STATED EXERCISE.
Leave the pictures out and copy exactly the lines from the line containing "Emit a Python" to the line containing "import plotly.graph_objects as go", both lines included.

EXCERPTED RECORDS.

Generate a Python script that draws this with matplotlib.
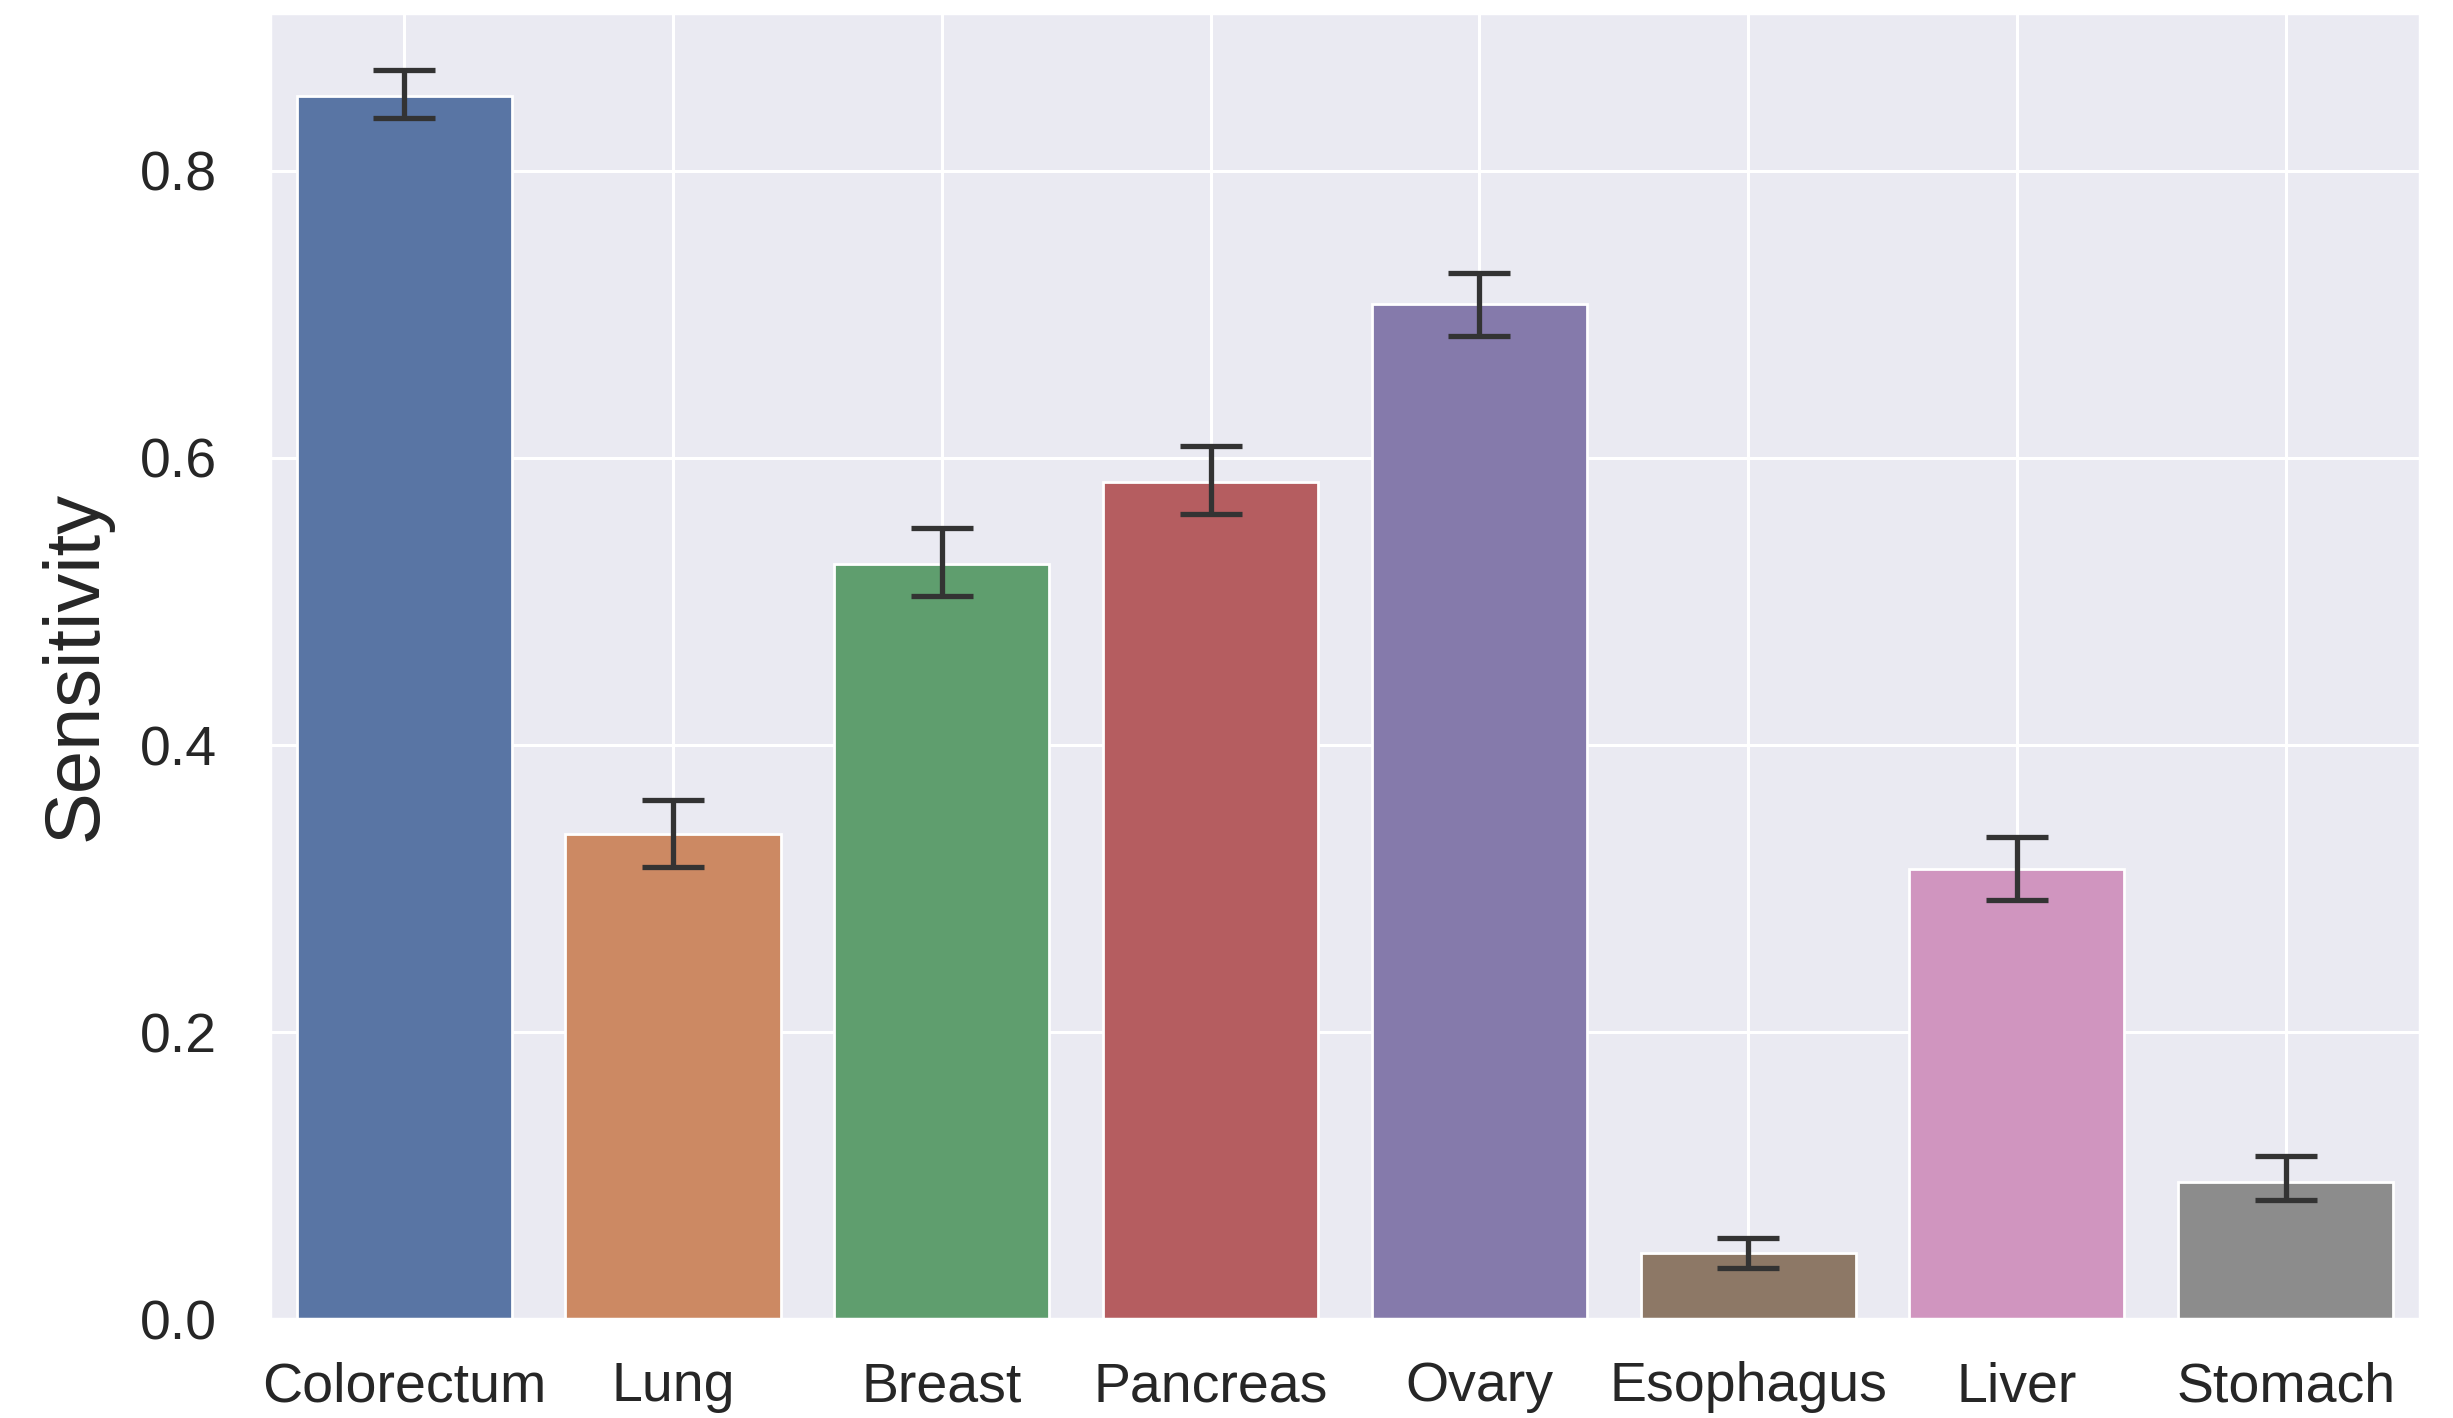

* * *

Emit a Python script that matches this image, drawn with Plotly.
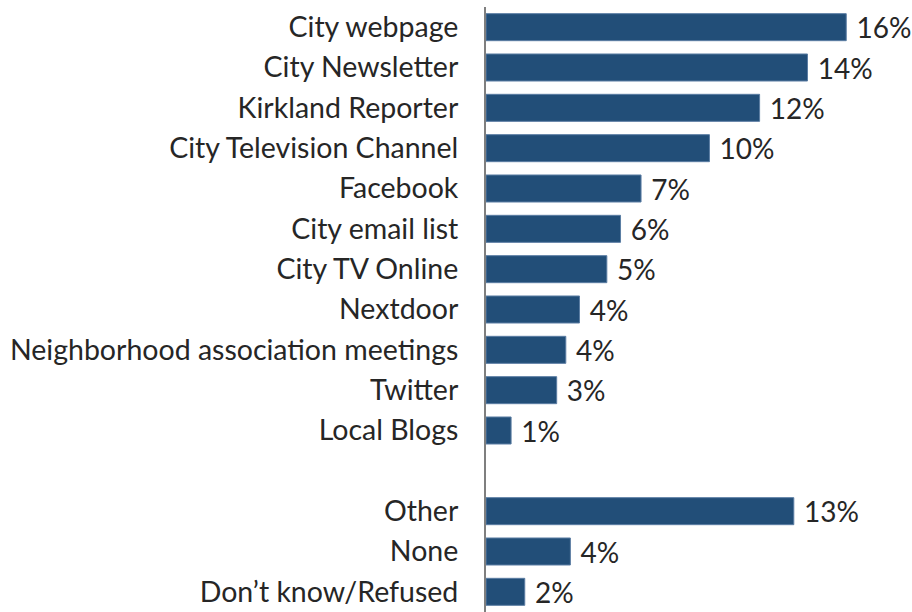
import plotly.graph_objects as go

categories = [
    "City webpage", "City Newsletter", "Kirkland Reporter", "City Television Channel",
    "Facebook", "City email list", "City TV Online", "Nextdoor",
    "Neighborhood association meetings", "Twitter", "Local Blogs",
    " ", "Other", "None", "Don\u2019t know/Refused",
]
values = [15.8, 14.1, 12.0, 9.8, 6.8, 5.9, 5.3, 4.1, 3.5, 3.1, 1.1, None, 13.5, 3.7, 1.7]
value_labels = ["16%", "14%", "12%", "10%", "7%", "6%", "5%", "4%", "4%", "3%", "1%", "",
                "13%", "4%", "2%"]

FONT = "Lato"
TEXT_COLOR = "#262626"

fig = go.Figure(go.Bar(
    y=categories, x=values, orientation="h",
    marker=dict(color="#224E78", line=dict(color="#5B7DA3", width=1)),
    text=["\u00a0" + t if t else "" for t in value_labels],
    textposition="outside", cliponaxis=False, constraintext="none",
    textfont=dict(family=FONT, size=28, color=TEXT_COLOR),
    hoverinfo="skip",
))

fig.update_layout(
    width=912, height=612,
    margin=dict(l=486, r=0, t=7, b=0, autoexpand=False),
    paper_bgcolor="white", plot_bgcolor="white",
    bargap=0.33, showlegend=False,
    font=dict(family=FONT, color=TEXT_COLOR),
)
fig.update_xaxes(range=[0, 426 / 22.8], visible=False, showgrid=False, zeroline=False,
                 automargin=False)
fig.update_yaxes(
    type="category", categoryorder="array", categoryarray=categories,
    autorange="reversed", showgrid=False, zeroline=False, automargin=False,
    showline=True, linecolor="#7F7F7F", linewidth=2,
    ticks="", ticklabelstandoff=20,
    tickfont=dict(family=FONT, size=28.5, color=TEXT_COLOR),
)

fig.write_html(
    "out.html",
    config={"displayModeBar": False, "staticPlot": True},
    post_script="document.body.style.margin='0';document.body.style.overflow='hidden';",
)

TASK SOLUTION.
Emit a Python script that matches this image, drawn with Plotly.
import plotly.graph_objects as go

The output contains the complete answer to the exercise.